The Vignelli Canon

"The Vignelli Canon" by Massimo Vignelli, designed by Zeke Saucedo
Adobe Photoship, InDesign (2016)
For this project, I redesigned "The Vignelli Canon", an ebook originally released by Massimo Vignelli in 2009. In the text, Vignelli outlines the principles that he views as being most crucial to design, and he describes his approach to the design process. In creating this physical version of Vignelli's digital book, I worked to incorporate several of Vignelli's principles, such as the use of the golden ratio for the proportions of the book and the use of the elegant, modern typefaces Bodoni and Univers. However, I also broke away from Vignelli's system in some instances in order to reflect my own personality and vision. Instead of using a rigid modular grid, for example, I aligned text using the baseline grid.
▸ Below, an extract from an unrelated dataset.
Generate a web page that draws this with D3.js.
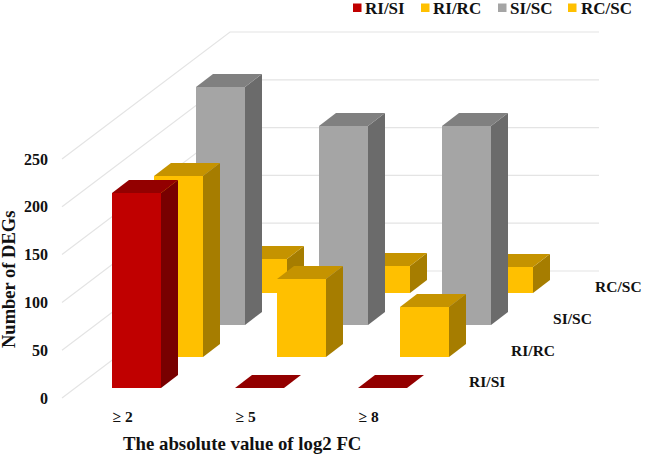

I made the first phrase of each paragraph red and bolded in order to clearly indicate the start of a new paragraph without having to break up the text. Additionally, I used the threshold and gradient map tools in Photoshop to recolor some images in order to ensure that they fit the visual system of the book. 



I began the process of redesigning the Vignelli Canon by reading through the text and considering the design of the original (which can be found here: Next, I dumped the text onto blank pages and created preliminary drafts to find the best page size, page proportions, and font size. I experimented with different modular grids and ways of approaching hierarchy.


I decided to use a fairly small page size for my book, since there was not much text on each page. I also decided to use the proportion of the golden ratio, which Vignelli describes as the ideal proportion for a page.  In terms of the grid and hierarchy, however, I was dissatisfied with the approaches I had come up with thus far, and decided to look to other books for inspiration. I went to the art and architecture library on campus and took pictures of books that I felt were well designed. I then created new drafts that included some of the strategies featured in the books I looked at. 


Additionally, I experimented with a variety of strategies for the design of the book's cover. I tried different fonts, colors, and arrangements that could fit with the page layouts I designed. 


Eventually I chose to use the layout with the bold red text at the beginning of each paragraph. The idea for this strategy came in part from Vignelli's original design, which does not have any indents or line breaks to demarcate the beginning of a paragraph. This allows the text to go uninterrupted along the left edge. I wanted to recreate this effect without losing readability. Making the first line of each paragraph red seemed to accomplish this task, though I eventually chose to make only a short phrase red (instead of the whole line) so that the red text did not feel too separate from the rest of the paragraph. I also bolded the red text in order to counterbalance the fact that colored text naturally feels lighter than black text. Univers thus seemed like the best typeface for my design since the variety of weights would allow me to change weights mid-sentence without creating too much of a disturbance. In my page and cover designs, I chose to use images that heavily featured red or black to compliment the color of the text.